The FMA is working in several ways to address the problem. It is participating with the Institute of Sales Promotion (ISP) and field marketing is now a component of the ISP diploma course and diploma questions. The FMA is also working hard on public relations activities in the marketing press which has helped increase the profile of the discipline. It also offers free lectures on field marketing to universities with marketing courses.

Williams herself works for FDS International Field Marketing and was heavily involved with the relaunch of the Club biscuit, one of the best recent examples of integrated advertising. Jacob’s BURP (Bureau for Unmasking Robotic People) campaign encompassed widespread television and print advertising, backed up by BURP squad teams around the country in shopping malls offering children detector kits to unmask robots with the help of the new Club biscuit.

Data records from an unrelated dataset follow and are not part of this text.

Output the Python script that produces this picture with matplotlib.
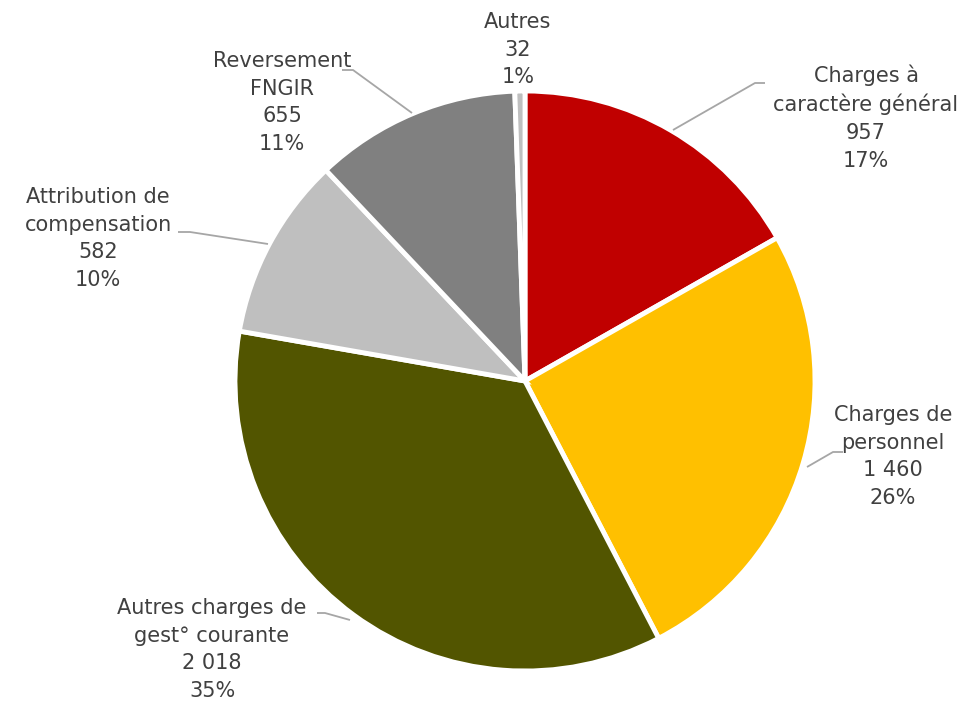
import matplotlib
matplotlib.use("Agg")
import matplotlib.pyplot as plt

# Répartition des charges de fonctionnement
categories = [
    "Charges à\ncaractère général",
    "Charges de\npersonnel",
    "Autres charges de\ngest° courante",
    "Attribution de\ncompensation",
    "Reversement\nFNGIR",
    "Autres",
]
values = [957, 1460, 2018, 582, 655, 32]
colors = ["#C00000", "#FFC000", "#525500", "#BFBFBF", "#808080", "#BFBFBF"]

W, H = 971, 703
fig = plt.figure(figsize=(W / 100, H / 100), dpi=100)
ax = fig.add_axes([0, 0, 1, 1])

cx, cy, r = 525, H - 381, 290
ax.pie(values, colors=colors, startangle=90, counterclock=False,
       center=(cx, cy), radius=r, frame=True,
       wedgeprops=dict(edgecolor="white", linewidth=3.5))
ax.set_xlim(0, W)
ax.set_ylim(0, H)
ax.set_aspect("equal")
ax.axis("off")

total = sum(values)

def fmt(v):
    return f"{v:,}".replace(",", " ")

# label anchor (text center, top-y in pixels) and leader polylines in pixels
label_pos = [(866, 64), (893, 405), (212, 598), (98, 187), (282, 51), (518, 12)]
leaders = [
    [(673, 130), (755, 83), (765, 83)],
    [(807, 467), (833, 452), (843, 452)],
    [(350, 620), (325, 613), (317, 613)],
    [(268, 244), (190, 232), (178, 232)],
    [(412, 113), (353, 70), (342, 70)],
    None,
]

txt_color = "#404040"
for cat, v, (lx, ly), ld in zip(categories, values, label_pos, leaders):
    pct = round(100 * v / total)
    s = f"{cat}\n{fmt(v)}\n{pct}%"
    ax.text(lx, H - ly, s, ha="center", va="top", fontsize=15,
            color=txt_color, linespacing=1.48, family="DejaVu Sans",
            multialignment="center")
    if ld:
        xs = [p[0] for p in ld]
        ys = [H - p[1] for p in ld]
        ax.plot(xs, ys, color="#A6A6A6", lw=1.3, solid_capstyle="butt")

fig.savefig("out.png", dpi=100, facecolor="white")
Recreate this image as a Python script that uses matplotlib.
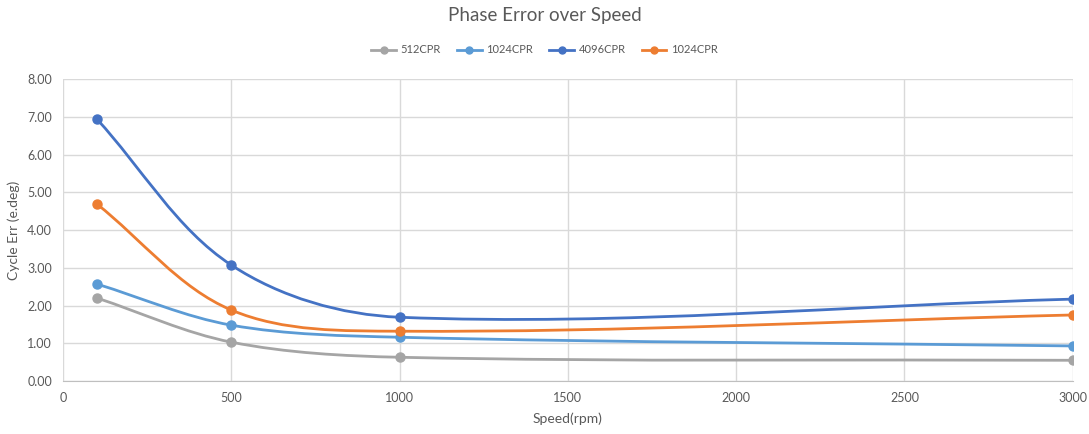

One million samples were given out as part of the campaign which, in the words of Nick Stephens of Marketing Principles who worked with Jacobs and FDS, had the aim of “getting more bars into people’s faces”. For Stephens, the campaign was an excellent example of an above-the-line story as a unified theme working hand in hand with below-the-line. “It’s a rarity when the two work so closely together. The BURP squads in the shopping malls take the campaign right down to the grass-roots level.”

Integrated campaigns such as this one are likely to be remembered for how well they have combined all elements of the marketing mix and how successful this has been in generating sales. As successful integrated campaigns become more common, and levels of awareness of the strategic importance of linking the two disciplines increase, marketers will be forced to look at the lead set by Pepsi 20 years ago and pay more than simply lip service to the idea of integrated marketing.